Start of RAW DATA

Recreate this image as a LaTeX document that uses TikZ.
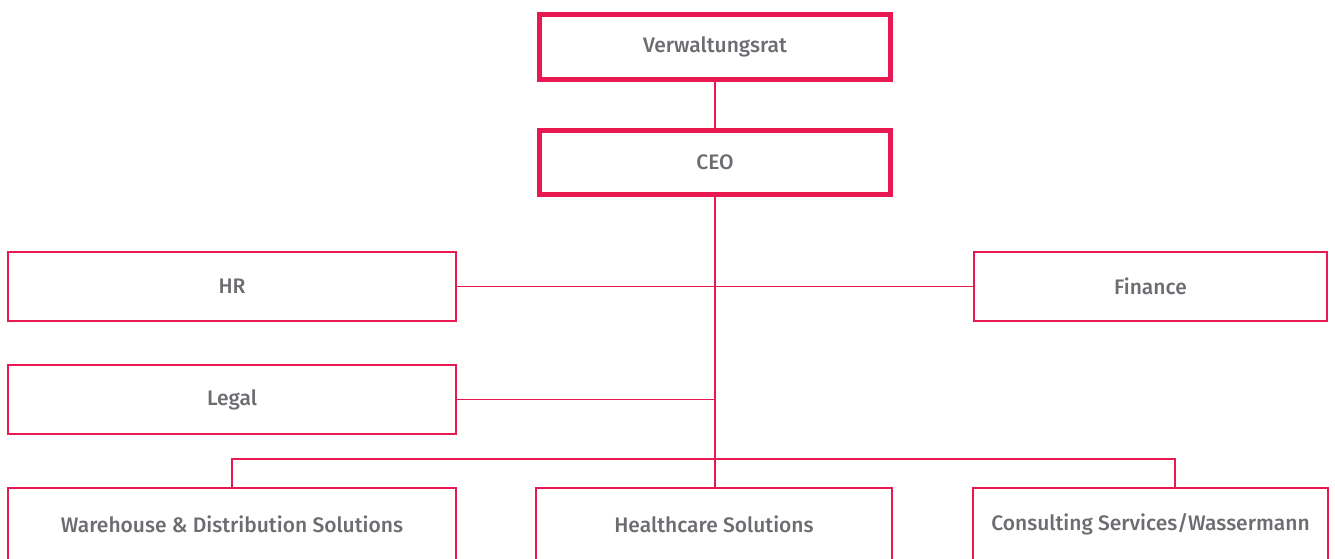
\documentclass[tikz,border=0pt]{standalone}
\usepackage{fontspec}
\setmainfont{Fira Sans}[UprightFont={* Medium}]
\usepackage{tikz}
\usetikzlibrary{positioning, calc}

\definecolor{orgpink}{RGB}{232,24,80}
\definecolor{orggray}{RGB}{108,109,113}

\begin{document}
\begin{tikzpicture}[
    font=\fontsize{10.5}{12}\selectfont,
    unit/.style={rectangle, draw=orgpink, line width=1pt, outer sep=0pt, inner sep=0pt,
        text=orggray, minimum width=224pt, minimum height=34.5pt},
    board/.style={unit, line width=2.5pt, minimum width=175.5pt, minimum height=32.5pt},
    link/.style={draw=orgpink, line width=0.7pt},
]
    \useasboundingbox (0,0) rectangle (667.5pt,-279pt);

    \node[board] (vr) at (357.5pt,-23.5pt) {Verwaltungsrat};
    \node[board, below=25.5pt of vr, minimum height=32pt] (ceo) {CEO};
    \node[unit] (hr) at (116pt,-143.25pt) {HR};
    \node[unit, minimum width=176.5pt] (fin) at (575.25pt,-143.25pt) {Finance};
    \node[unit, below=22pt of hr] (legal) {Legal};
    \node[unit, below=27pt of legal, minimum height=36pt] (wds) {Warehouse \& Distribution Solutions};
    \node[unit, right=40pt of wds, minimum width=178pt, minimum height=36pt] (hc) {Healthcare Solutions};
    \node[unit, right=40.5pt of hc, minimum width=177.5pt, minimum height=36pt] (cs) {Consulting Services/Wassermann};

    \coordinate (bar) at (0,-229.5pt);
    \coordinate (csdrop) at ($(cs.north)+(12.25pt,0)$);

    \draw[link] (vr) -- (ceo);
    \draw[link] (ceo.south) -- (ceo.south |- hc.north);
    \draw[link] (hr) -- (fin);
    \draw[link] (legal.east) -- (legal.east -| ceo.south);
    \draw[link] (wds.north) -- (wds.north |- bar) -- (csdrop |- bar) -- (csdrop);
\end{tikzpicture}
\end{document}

End of RAW DATA

### WHAT TO PRODUCE
Copy out each line word for word, please, skipping the images.

### RESPONSE TO THIS TASK
Recreate this image as a LaTeX document that uses TikZ.
\documentclass[tikz,border=0pt]{standalone}
\usepackage{fontspec}
\setmainfont{Fira Sans}[UprightFont={* Medium}]
\usepackage{tikz}
\usetikzlibrary{positioning, calc}

\definecolor{orgpink}{RGB}{232,24,80}
\definecolor{orggray}{RGB}{108,109,113}

\begin{document}
\begin{tikzpicture}[
    font=\fontsize{10.5}{12}\selectfont,
    unit/.style={rectangle, draw=orgpink, line width=1pt, outer sep=0pt, inner sep=0pt,
        text=orggray, minimum width=224pt, minimum height=34.5pt},
    board/.style={unit, line width=2.5pt, minimum width=175.5pt, minimum height=32.5pt},
    link/.style={draw=orgpink, line width=0.7pt},
]
    \useasboundingbox (0,0) rectangle (667.5pt,-279pt);

    \node[board] (vr) at (357.5pt,-23.5pt) {Verwaltungsrat};
    \node[board, below=25.5pt of vr, minimum height=32pt] (ceo) {CEO};
    \node[unit] (hr) at (116pt,-143.25pt) {HR};
    \node[unit, minimum width=176.5pt] (fin) at (575.25pt,-143.25pt) {Finance};
    \node[unit, below=22pt of hr] (legal) {Legal};
    \node[unit, below=27pt of legal, minimum height=36pt] (wds) {Warehouse \& Distribution Solutions};
    \node[unit, right=40pt of wds, minimum width=178pt, minimum height=36pt] (hc) {Healthcare Solutions};
    \node[unit, right=40.5pt of hc, minimum width=177.5pt, minimum height=36pt] (cs) {Consulting Services/Wassermann};

    \coordinate (bar) at (0,-229.5pt);
    \coordinate (csdrop) at ($(cs.north)+(12.25pt,0)$);

    \draw[link] (vr) -- (ceo);
    \draw[link] (ceo.south) -- (ceo.south |- hc.north);
    \draw[link] (hr) -- (fin);
    \draw[link] (legal.east) -- (legal.east -| ceo.south);
    \draw[link] (wds.north) -- (wds.north |- bar) -- (csdrop |- bar) -- (csdrop);
\end{tikzpicture}
\end{document}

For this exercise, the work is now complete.